▼

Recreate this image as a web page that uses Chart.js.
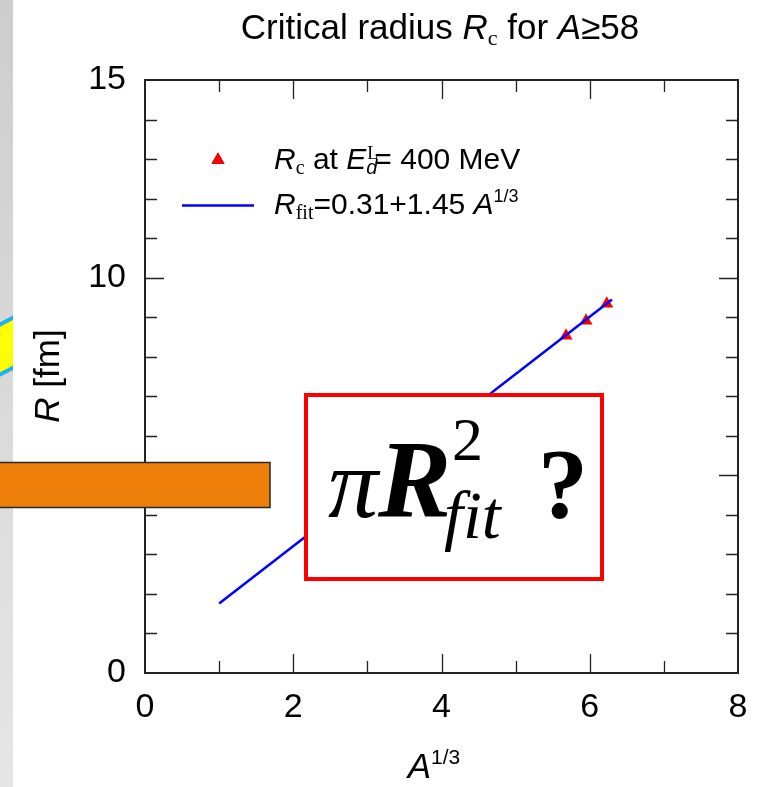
<!DOCTYPE html>
<html>
<head>
<meta charset="utf-8">
<script src="https://cdn.jsdelivr.net/npm/chart.js@4"></script>
<style>
  body { margin: 0; background: #fff; }
  #wrap { position: relative; width: 769px; height: 787px; overflow: hidden; }
</style>
</head>
<body>
<div id="wrap"><canvas id="grafica" width="769" height="787"></canvas></div>
<script>
// values
var rcX  = [5.68, 5.95, 6.23]
var rcY  = [8.53, 8.91, 9.34]
var fitX = [1.0, 6.3]
var fitY = [1.76, 9.45]
var xTicks = [0, 2, 4, 6, 8]
var yTicks = [0, 5, 10, 15]

var SANS  = "'Liberation Sans', Arial, sans-serif"
var SERIF = "'Liberation Serif', 'Times New Roman', serif"

function pts(xs, ys) {
  return xs.map(function (x, i) { return { x: x, y: ys[i] } })
}

// draws a run of text pieces with mixed fonts on one baseline
function rich(ctx, x, y, parts, align) {
  ctx.save()
  ctx.textBaseline = 'alphabetic'
  ctx.textAlign = 'left'
  var w = 0
  parts.forEach(function (p) {
    ctx.font = p.f
    if (!p.stay) w += ctx.measureText(p.t).width
  })
  var cx = align === 'center' ? x - w / 2 : x
  parts.forEach(function (p) {
    ctx.font = p.f
    ctx.fillStyle = p.c || '#000'
    ctx.fillText(p.t, cx + (p.dx || 0), y + (p.dy || 0))
    if (!p.stay) cx += ctx.measureText(p.t).width
  })
  ctx.restore()
}

var slide = {
  id: 'slide',
  beforeDraw: function (chart) {
    var ctx = chart.ctx
    ctx.save()
    var g = ctx.createLinearGradient(0, 0, 0, 787)
    g.addColorStop(0, '#cdcdcd')
    g.addColorStop(1, '#e6e6e6')
    ctx.fillStyle = g
    ctx.fillRect(0, 0, 13, 787)
    // yellow band peeking in at the left edge
    ctx.beginPath()
    ctx.rect(0, 0, 13, 787)
    ctx.clip()
    ctx.beginPath()
    ctx.moveTo(-5, 327); ctx.lineTo(20, 314); ctx.lineTo(20, 364); ctx.lineTo(-5, 377)
    ctx.closePath()
    ctx.fillStyle = '#ffff00'
    ctx.fill()
    ctx.lineWidth = 4
    ctx.strokeStyle = '#1ab2f0'
    ctx.stroke()
    ctx.restore()
  },
  afterDraw: function (chart) {
    var ctx = chart.ctx
    var a = chart.chartArea
    var sx = chart.scales.x, sy = chart.scales.y
    ctx.save()

    // inward ticks on all four sides
    ctx.strokeStyle = '#222'
    ctx.lineWidth = 1.3
    ctx.beginPath()
    for (var i = 1; i < 8; i++) {
      var px = Math.round(sx.getPixelForValue(i)) + 0.5
      var len = i % 2 === 0 ? 19 : 12
      ctx.moveTo(px, a.bottom); ctx.lineTo(px, a.bottom - len)
      ctx.moveTo(px, a.top); ctx.lineTo(px, a.top + len)
    }
    for (var j = 1; j < 15; j++) {
      var py = Math.round(sy.getPixelForValue(j)) + 0.5
      var l2 = j % 5 === 0 ? 19 : 12
      ctx.moveTo(a.left, py); ctx.lineTo(a.left + l2, py)
      ctx.moveTo(a.right, py); ctx.lineTo(a.right - l2, py)
    }
    ctx.stroke()
    ctx.lineWidth = 2
    ctx.strokeRect(a.left, a.top, a.right - a.left, a.bottom - a.top)

    // title
    rich(ctx, 440, 39, [
      { t: 'Critical radius ', f: '35px ' + SANS },
      { t: 'R', f: 'italic 35px ' + SANS },
      { t: 'c', f: '22px ' + SERIF, dy: 6 },
      { t: ' for ', f: '35px ' + SANS },
      { t: 'A', f: 'italic 35px ' + SANS },
      { t: '≥58', f: '35px ' + SANS }
    ], 'center')

    // legend
    Chart.helpers.drawPoint(ctx, { pointStyle: 'triangle', radius: 7.5, borderWidth: 0 }, 218, 160)
    ctx.fillStyle = '#ff0000'
    ctx.fill()
    ctx.strokeStyle = '#0000ff'
    ctx.lineWidth = 2.5
    ctx.beginPath(); ctx.moveTo(182, 205.5); ctx.lineTo(254, 205.5); ctx.stroke()

    rich(ctx, 274, 169, [
      { t: 'R', f: 'italic 30px ' + SANS },
      { t: 'c', f: '20px ' + SERIF, dy: 5 },
      { t: ' at ', f: '30px ' + SANS },
      { t: 'E', f: 'italic 30px ' + SANS },
      { t: 'L', f: '18px ' + SERIF, dy: -10, stay: true, dx: 1 },
      { t: 'd', f: 'italic 20px ' + SANS, dy: 5 },
      { t: '= 400 MeV', f: '30px ' + SANS, dx: -3 }
    ])
    rich(ctx, 274, 214, [
      { t: 'R', f: 'italic 30px ' + SANS },
      { t: 'fit', f: '20px ' + SERIF, dy: 5 },
      { t: '=0.31+1.45 ', f: '30px ' + SANS },
      { t: 'A', f: 'italic 30px ' + SANS },
      { t: '1/3', f: '18px ' + SANS, dy: -12 }
    ])

    // axis titles
    rich(ctx, 434, 778, [
      { t: 'A', f: 'italic 35px ' + SANS },
      { t: '1/3', f: '21px ' + SANS, dy: -14 }
    ], 'center')
    ctx.save()
    ctx.translate(59, 376)
    ctx.rotate(-Math.PI / 2)
    rich(ctx, 0, 0, [
      { t: 'R', f: 'italic 35px ' + SANS },
      { t: ' [fm]', f: '35px ' + SANS }
    ], 'center')
    ctx.restore()

    // orange bar over the left side
    ctx.fillStyle = '#ef7f0b'
    ctx.fillRect(-2, 462.5, 272, 45)
    ctx.strokeStyle = '#2a2a2a'
    ctx.lineWidth = 1.5
    ctx.strokeRect(-2, 462.5, 272, 45)

    // red box with the question
    ctx.fillStyle = '#fff'
    ctx.fillRect(306, 395, 296, 184)
    ctx.strokeStyle = '#ff0000'
    ctx.lineWidth = 4
    ctx.strokeRect(306, 395, 296, 184)
    rich(ctx, 328, 517, [
      { t: 'π', f: 'italic 100px ' + SERIF },
      { t: 'R', f: 'bold italic 110px ' + SERIF }
    ])
    rich(ctx, 452, 460, [{ t: '2', f: '62px ' + SERIF }])
    rich(ctx, 444, 538, [{ t: 'fit', f: 'italic 68px ' + SERIF }])
    rich(ctx, 538, 517, [{ t: '?', f: 'bold 100px ' + SERIF }])

    ctx.restore()
  }
}

function drawChart(ctx) {
  var font = { family: SANS, size: 34 }
  new Chart(ctx, {
    type: 'scatter',
    data: {
      datasets: [
        {
          label: 'R fit',
          data: pts(fitX, fitY),
          showLine: true,
          borderColor: '#0000ff',
          borderWidth: 2.5,
          pointRadius: 0,
          order: 0
        },
        {
          label: 'Rc',
          data: pts(rcX, rcY),
          pointStyle: 'triangle',
          pointRadius: 7.5,
          backgroundColor: '#ff0000',
          borderWidth: 0,
          order: 1
        }
      ]
    },
    options: {
      responsive: false,
      animation: false,
      layout: { padding: { left: 0, top: 80, right: 31, bottom: 0 } },
      plugins: {
        legend: { display: false },
        title: { display: false },
        tooltip: { enabled: false }
      },
      scales: {
        x: {
          type: 'linear', min: 0, max: 8,
          afterBuildTicks: function (s) { s.ticks = xTicks.map(function (v) { return { value: v } }) },
          ticks: { font: font, color: '#000', padding: 14 },
          grid: { display: false, drawTicks: false },
          border: { display: false },
          afterFit: function (s) { s.height = 114 }
        },
        y: {
          type: 'linear', min: 0, max: 15,
          afterBuildTicks: function (s) { s.ticks = yTicks.map(function (v) { return { value: v } }) },
          ticks: { font: font, color: '#000', padding: 19 },
          grid: { display: false, drawTicks: false },
          border: { display: false },
          afterFit: function (s) { s.width = 145 }
        }
      }
    },
    plugins: [slide]
  })
}

drawChart(document.getElementById('grafica').getContext('2d'))
</script>
</body>
</html>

▲

Written exercise
Repeat only what lies between the start of the data and the end of the line containing "var yTicks = [0, 5, 10, 15]", exactly, with pictures left out.

Solution to this exercise
Recreate this image as a web page that uses Chart.js.
<!DOCTYPE html>
<html>
<head>
<meta charset="utf-8">
<script src="https://cdn.jsdelivr.net/npm/chart.js@4"></script>
<style>
  body { margin: 0; background: #fff; }
  #wrap { position: relative; width: 769px; height: 787px; overflow: hidden; }
</style>
</head>
<body>
<div id="wrap"><canvas id="grafica" width="769" height="787"></canvas></div>
<script>
// values
var rcX  = [5.68, 5.95, 6.23]
var rcY  = [8.53, 8.91, 9.34]
var fitX = [1.0, 6.3]
var fitY = [1.76, 9.45]
var xTicks = [0, 2, 4, 6, 8]
var yTicks = [0, 5, 10, 15]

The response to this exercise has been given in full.